Part of the performance advantage derives from being hardware-agnostic, which facilitates the use of direct-attached storage, optionally with solid state drives, that is far faster than network-attached storage or a SAN.
Performance is enhanced ever further by the way replication software integrates with the Windows file system. As writes occur on the primary server, the driver, which sits immediately below NTFS, writes one copy of the block to the local VMDK and another copy simultaneously across the network to the VMDK on the remote secondary server. The throughput performance achieved can be truly impressive. Testing has shown that data replication software is able to deliver SQL Server transactional throughput far higher than with AlwaysOn Availability Group replication and nearly as high as storage configurations not protected with any data replication or mirroring.

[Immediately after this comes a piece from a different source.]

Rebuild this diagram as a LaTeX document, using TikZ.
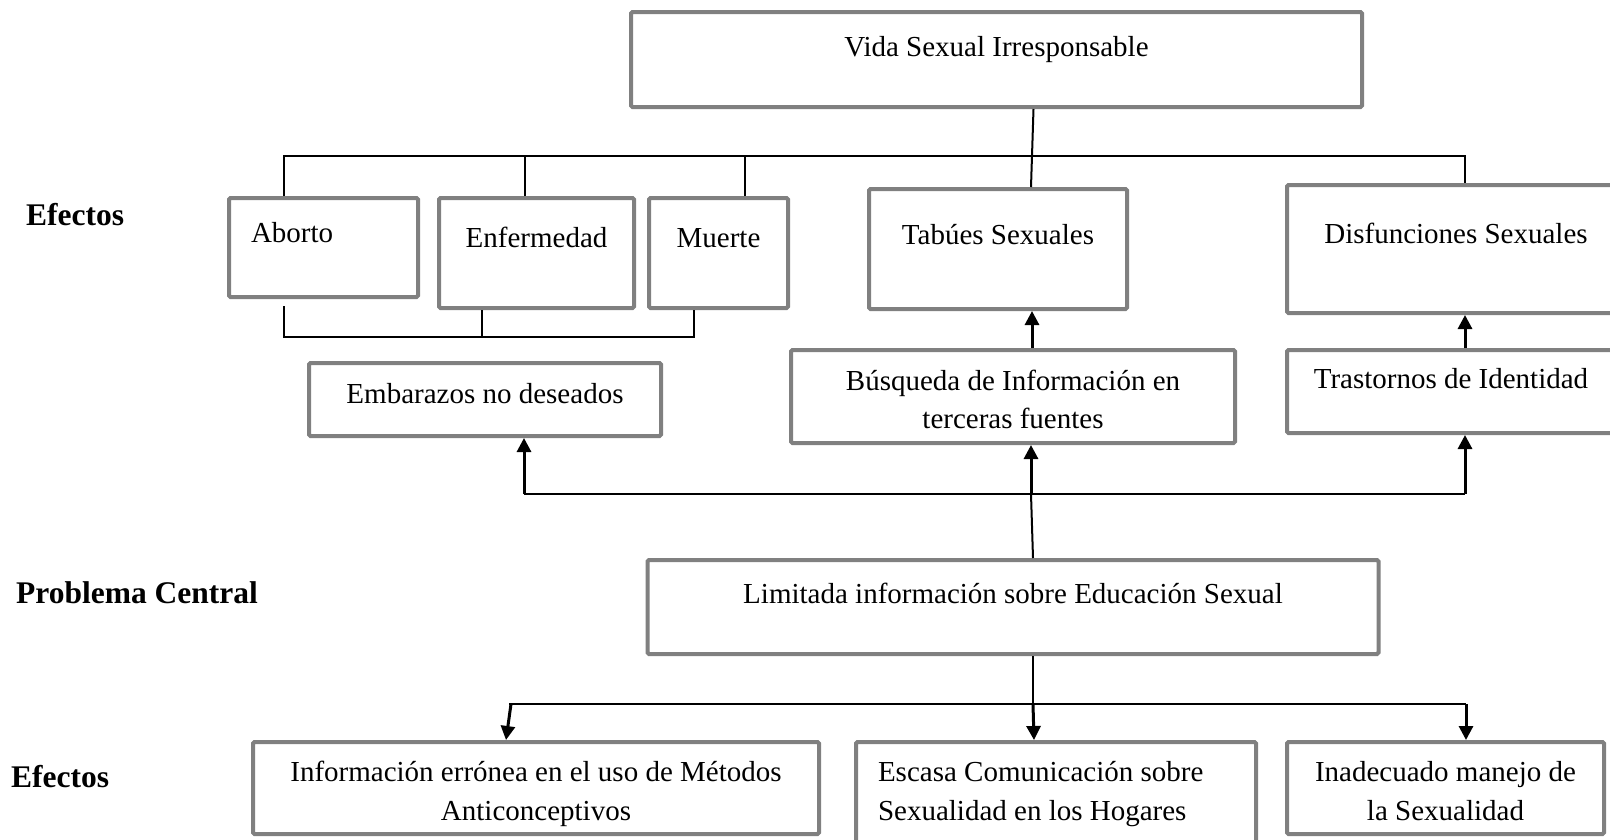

Data replication software approaches can have other advantages as well. For example, those that use block-level replication technology that is fully integrated with WSFC are able to protect the entire SQL Server instance, including the database, logons, and SQL agent jobs—all in an integrated fashion. Contrast this approach with AlwaysOn Availability Groups, which failover only user-defined databases, and require IT staff to manage every cluster node separately and manually.
High availability and high performance without the high cost of SQL Server Enterprise Edition and without the limitations imposed by raw device mapping—it’s why data replication software has a role to play in virtually every virtualized data center.